I am currently looking for answers to why gcc generates strange instructions like "rep ret" in the generated assembly code. I came across a question on Stack Overflow where someone raised a similar question: text. In the answers provided, someone shared a detailed article explaining the origin of "rep ret": text. I have read the article and tried to understand the explanation for my own question. However, while reading the article, I became even more confused. For example, the article states:
The way the K8′s branch predictor works, there are 3 branch predictor entries (branch “selectors”) for every 16 bytes code block, shared by 9 (one every odd byte, plus one for byte 0) branch “indicators”. The branch predictor is linked to the cache, and the 16 bytes code blocks are grouped by 4, which is the size of a cache line (the granularity of the lowest-level cache in a CPU). Branch indicators are two bits, encoding whether the branch is never taken (0), or which selector to use (1, 2, or 3). The branch selector knows whether the branch is a return or a call, but more importantly the branch prediction: never or always jump, or if neither, more advanced information. Obviously, what looks like the best thing to do is to put at most 3 branch instructions per 16 bytes of code, or even better, only one. And this is what advice 6.1 of the K8 optimization guide tells us. However, to return to our single-byte ret, the problem is that it is the only single-byte branch instruction. If a ret is at an odd offset and follows another branch, they will share a branch selector and will therefore be mispredicted (only when the branch was taken at least once, else it would not take up any branch indicator %2B selector). Otherwise, if it is the target of a branch, and if it is at an even offset but not 16-byte aligned, as all branch indicators are at odd offsets except at byte 0, it will have no branch indicator, thus no branch selector, and will be mispredicted.

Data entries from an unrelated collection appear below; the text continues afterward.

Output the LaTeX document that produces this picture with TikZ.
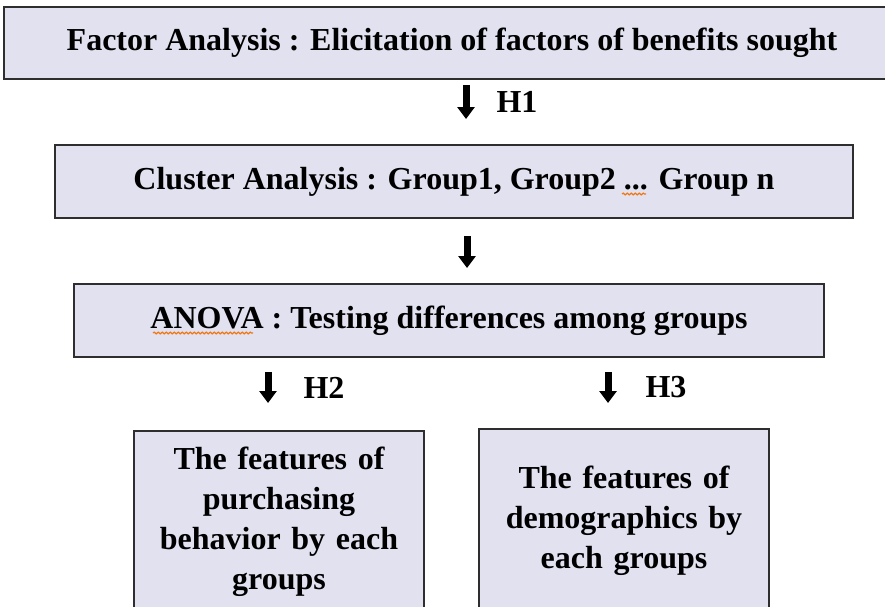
\documentclass[tikz,border=0pt]{standalone}
\usepackage{fontspec}
\setmainfont{Liberation Serif}
\usetikzlibrary{arrows.meta, positioning, decorations.pathmorphing}
\definecolor{lav}{RGB}{225, 225, 240}
\definecolor{edge}{HTML}{2E2E2E}
\definecolor{spell}{RGB}{240, 120, 20}

\begin{document}
\begin{tikzpicture}[x=1pt, y=1pt,
		box/.style={draw=edge, line width=2pt, fill=lav, inner sep=0pt,
			font=\bfseries\fontsize{32}{40}\selectfont, align=center},
		bigarrow/.style={draw=black, line width=7pt, -{Triangle[length=12pt, width=17pt]}},
		hlabel/.style={inner sep=0pt, font=\bfseries\fontsize{32}{40}\selectfont},
		squiggle/.style={draw=spell, line width=1.2pt, decorate,
			decoration={snake, segment length=4pt, amplitude=0.9pt}}
	]
			\clip (0, 0) rectangle (885, -606);
			\fill[white] (0, 0) rectangle (885, -606);
			
			\node[box, minimum width=896, minimum height=72] (factor) at (452, -43)
				{Factor Analysis : Elicitation of factors of benefits sought};
			\node[box, minimum width=798, minimum height=73] (cluster) at (454, -181.5)
				{Cluster Analysis : Group1, Group2 ... Group n};
			\node[box, minimum width=750, minimum height=73] (anova) at (449, -320.5)
				{ANOVA : Testing differences among groups};
			
			\node[box, minimum width=290, minimum height=181, text width=280] (purchase) at (279, -521.5)
				{The features of\\ purchasing\\ behavior by each\\ groups};
			\node[box, minimum width=290, minimum height=183, text width=280] (demo) at (624, -520.5)
				{The features of\\ demographics by\\ each groups};
			
			\draw[bigarrow] ([xshift=14pt, yshift=-5pt]factor.south) -- ([xshift=12pt, yshift=25pt]cluster.north)
				node[hlabel, midway, right=27pt] (h1) {H1};
			\draw[bigarrow] ([xshift=13pt, yshift=-17pt]cluster.south) -- ([xshift=18pt, yshift=15pt]anova.north);
			\draw[bigarrow] ([xshift=-181pt, yshift=-14pt]anova.south) -- ([xshift=-11pt, yshift=27pt]purchase.north)
				node[hlabel, midway, right=32pt] (h2) {H2};
			\draw[bigarrow] ([xshift=159pt, yshift=-14pt]anova.south) -- ([xshift=-16pt, yshift=25pt]demo.north)
				node[hlabel, midway, right=34pt] (h3) {H3};
			
			% spell-check marks
			\draw[squiggle] (153, -333) -- (253, -333);
			\draw[squiggle] (622, -194) -- (646, -194);
			
		\end{tikzpicture}
\end{document}
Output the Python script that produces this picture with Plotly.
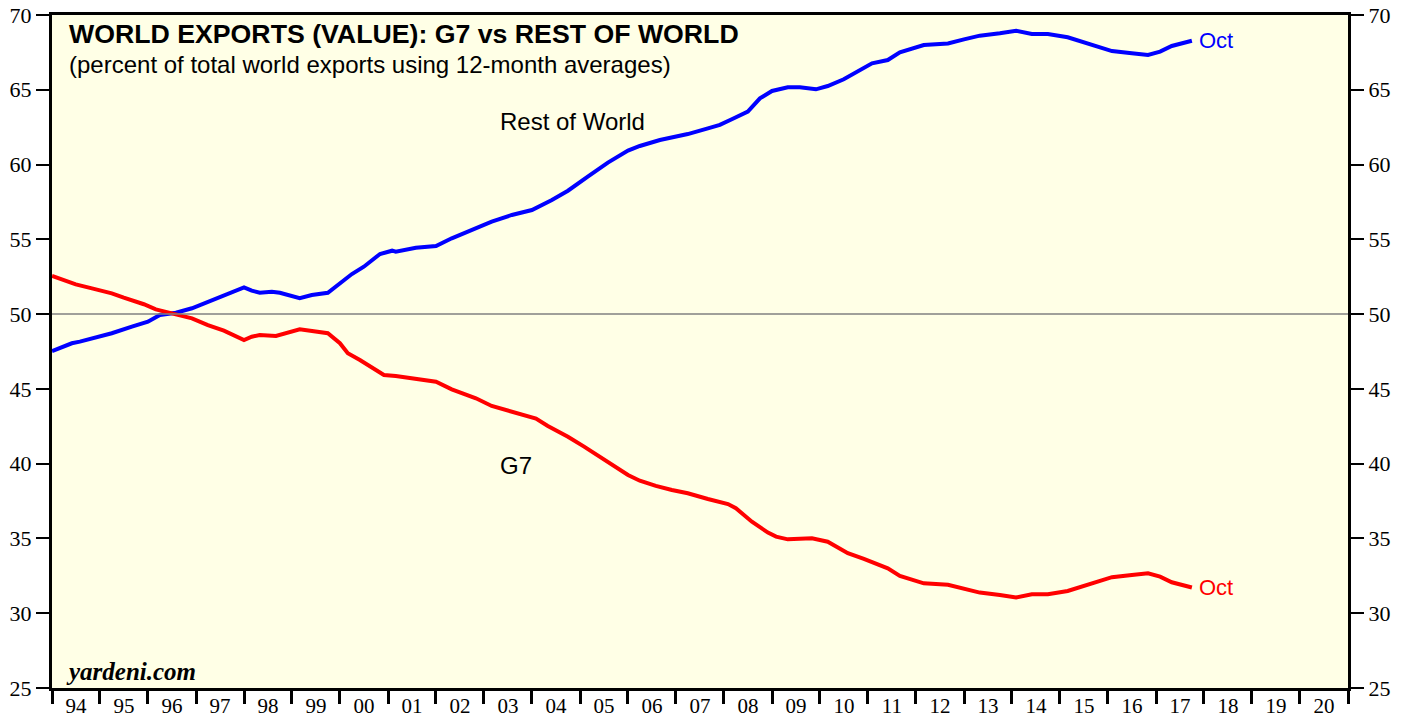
import plotly.graph_objects as go

# Rest of World share of world exports (%), 12-month averages
row_dates = [
    "1994-01", "1994-06", "1994-08", "1995-01", "1995-04", "1995-09", "1996-01", "1996-04",
    "1996-08", "1996-12", "1997-04", "1997-08", "1998-01", "1998-03", "1998-05", "1998-08",
    "1998-10", "1999-03", "1999-06", "1999-10", "2000-01", "2000-04", "2000-07", "2000-11",
    "2001-02", "2001-03", "2001-08", "2002-01", "2002-05", "2002-10", "2003-03", "2003-08",
    "2004-01", "2004-06", "2004-10", "2005-03", "2005-08", "2006-01", "2006-04", "2006-09",
    "2006-12", "2007-04", "2007-09", "2007-12", "2008-03", "2008-07", "2008-10", "2009-01",
    "2009-05", "2009-08", "2009-12", "2010-03", "2010-07", "2010-10", "2011-02", "2011-06",
    "2011-09", "2012-03", "2012-09", "2013-01", "2013-05", "2013-10", "2014-02", "2014-06",
    "2014-10", "2015-03", "2015-07", "2015-11", "2016-02", "2016-07", "2016-11", "2017-02",
    "2017-05", "2017-10",
]
row_values = [
    47.53, 48.05, 48.16, 48.49, 48.72, 49.16, 49.49, 49.94,
    50.09, 50.39, 50.83, 51.28, 51.79, 51.57, 51.43, 51.50,
    51.43, 51.06, 51.28, 51.43, 52.06, 52.68, 53.17, 54.02,
    54.24, 54.17, 54.44, 54.55, 55.07, 55.62, 56.18, 56.63,
    56.96, 57.63, 58.25, 59.19, 60.13, 60.93, 61.24, 61.64,
    61.82, 62.04, 62.42, 62.65, 63.03, 63.54, 64.43, 64.92,
    65.17, 65.17, 65.03, 65.25, 65.70, 66.14, 66.77, 66.99,
    67.50, 67.99, 68.10, 68.37, 68.62, 68.78, 68.95, 68.73,
    68.73, 68.51, 68.17, 67.84, 67.59, 67.44, 67.33, 67.55,
    67.93, 68.28,
]

# G7 share of world exports (%)
g7_dates = [
    "1994-01", "1994-04", "1994-07", "1994-11", "1995-04", "1995-07", "1995-12", "1996-03",
    "1996-07", "1996-12", "1997-04", "1997-08", "1998-01", "1998-03", "1998-05", "1998-09",
    "1999-03", "1999-07", "1999-10", "2000-01", "2000-03", "2000-06", "2000-10", "2000-12",
    "2001-03", "2001-08", "2002-01", "2002-05", "2002-11", "2003-03", "2003-09", "2004-02",
    "2004-05", "2004-10", "2005-02", "2005-08", "2006-01", "2006-04", "2006-08", "2006-12",
    "2007-04", "2007-09", "2008-02", "2008-04", "2008-08", "2008-12", "2009-02", "2009-05",
    "2009-11", "2010-03", "2010-08", "2010-12", "2011-06", "2011-09", "2012-03", "2012-09",
    "2013-01", "2013-05", "2013-10", "2014-02", "2014-06", "2014-10", "2015-03", "2015-07",
    "2015-11", "2016-02", "2016-07", "2016-11", "2017-02", "2017-05", "2017-10",
]
g7_values = [
    52.55, 52.28, 51.99, 51.72, 51.39, 51.10, 50.66, 50.32,
    50.05, 49.72, 49.27, 48.89, 48.27, 48.49, 48.60, 48.54,
    48.98, 48.82, 48.72, 48.05, 47.38, 46.93, 46.26, 45.93,
    45.86, 45.64, 45.48, 44.97, 44.37, 43.86, 43.37, 43.01,
    42.52, 41.80, 41.14, 40.13, 39.24, 38.86, 38.51, 38.24,
    38.02, 37.64, 37.30, 37.02, 36.12, 35.39, 35.12, 34.94,
    35.01, 34.78, 34.01, 33.63, 33.00, 32.50, 32.00, 31.90,
    31.63, 31.38, 31.22, 31.05, 31.27, 31.27, 31.49, 31.83,
    32.16, 32.41, 32.56, 32.67, 32.45, 32.07, 31.72,
]

SERIF = "Liberation Serif, Times New Roman, serif"
SANS = "Liberation Sans, Arial, Helvetica, sans-serif"

fig = go.Figure()

fig.add_trace(go.Scatter(
    x=row_dates, y=row_values, mode="lines", name="Rest of World",
    line=dict(color="#0000FF", width=4), showlegend=False,
))
fig.add_trace(go.Scatter(
    x=g7_dates, y=g7_values, mode="lines", name="G7",
    line=dict(color="#FF0000", width=4), showlegend=False,
))
# invisible trace so the right-hand axis gets drawn
fig.add_trace(go.Scatter(
    x=row_dates[:1], y=row_values[:1], yaxis="y2", mode="lines",
    line=dict(width=0), opacity=0, showlegend=False, hoverinfo="skip",
))

fig.add_hline(y=50, line_color="#808080", line_width=1.5)

# labels
fig.add_annotation(x=0.0116, y=0.972, xref="paper", yref="paper", xanchor="left",
                   yanchor="middle", showarrow=False,
                   text="<b>WORLD EXPORTS (VALUE): G7 vs REST OF WORLD</b>",
                   font=dict(family=SANS, size=26.7, color="black"))
fig.add_annotation(x=0.0116, y=0.926, xref="paper", yref="paper", xanchor="left",
                   yanchor="middle", showarrow=False,
                   text="(percent of total world exports using 12-month averages)",
                   font=dict(family=SANS, size=24, color="black"))
fig.add_annotation(x="2003-04-20", y=62.9, xanchor="left", yanchor="middle",
                   showarrow=False, text="Rest of World",
                   font=dict(family=SANS, size=24, color="black"))
fig.add_annotation(x="2003-04-20", y=39.85, xanchor="left", yanchor="middle",
                   showarrow=False, text="G7",
                   font=dict(family=SANS, size=24, color="black"))
fig.add_annotation(x=row_dates[-1], y=row_values[-1], xanchor="left", yanchor="middle",
                   xshift=5, showarrow=False, text="Oct",
                   font=dict(family=SANS, size=22, color="#0000FF"))
fig.add_annotation(x=g7_dates[-1], y=g7_values[-1], xanchor="left", yanchor="middle",
                   xshift=5, showarrow=False, text="Oct",
                   font=dict(family=SANS, size=22, color="#FF0000"))
fig.add_annotation(x=0.009, y=0.024, xref="paper", yref="paper", xanchor="left",
                   yanchor="middle", showarrow=False, text="<b><i>yardeni.com</i></b>",
                   font=dict(family=SERIF, size=25, color="black"))

yaxis_common = dict(
    range=[25, 70], dtick=5, tick0=25, showgrid=False, zeroline=False,
    ticks="outside", ticklen=13, tickwidth=2, tickcolor="black",
    tickfont=dict(family=SERIF, size=22, color="black"),
    showline=True, linewidth=3, linecolor="black", automargin=False,
)

fig.update_layout(
    width=1408, height=719,
    margin=dict(l=52, r=60, t=15, b=31),
    paper_bgcolor="white",
    plot_bgcolor="#FFFFE6",
    xaxis=dict(
        type="date", range=["1994-01-01", "2021-01-01"],
        dtick="M12", tick0="1994-01-01", tickformat="%y",
        ticklabelmode="period", ticks="outside", ticklen=13, tickwidth=3,
        tickcolor="black", showgrid=False, zeroline=False,
        showline=True, linewidth=3, linecolor="black", mirror=True,
        tickfont=dict(family=SERIF, size=21, color="black"),
        ticklabelstandoff=-16, automargin=False,
    ),
    yaxis=dict(side="left", **yaxis_common),
    yaxis2=dict(side="right", overlaying="y", matches="y", **yaxis_common),
)

# drop the browser's default 8px body margin so the figure fills the window
fig.write_html("out.html", config={"displayModeBar": False},
               post_script="document.body.style.margin = '0';")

It seems that the explanation about the working mechanism of the K8 processor and the reasoning derived from it is difficult to imagine. Is there anyone who can provide a simpler and easier-to-understand explanation?
After reading this article text, I still don't understand how the K8 processor performs branch prediction, and I don't grasp why there is a connection between branch prediction failure in the K8 processor and the single-byte "ret" instruction.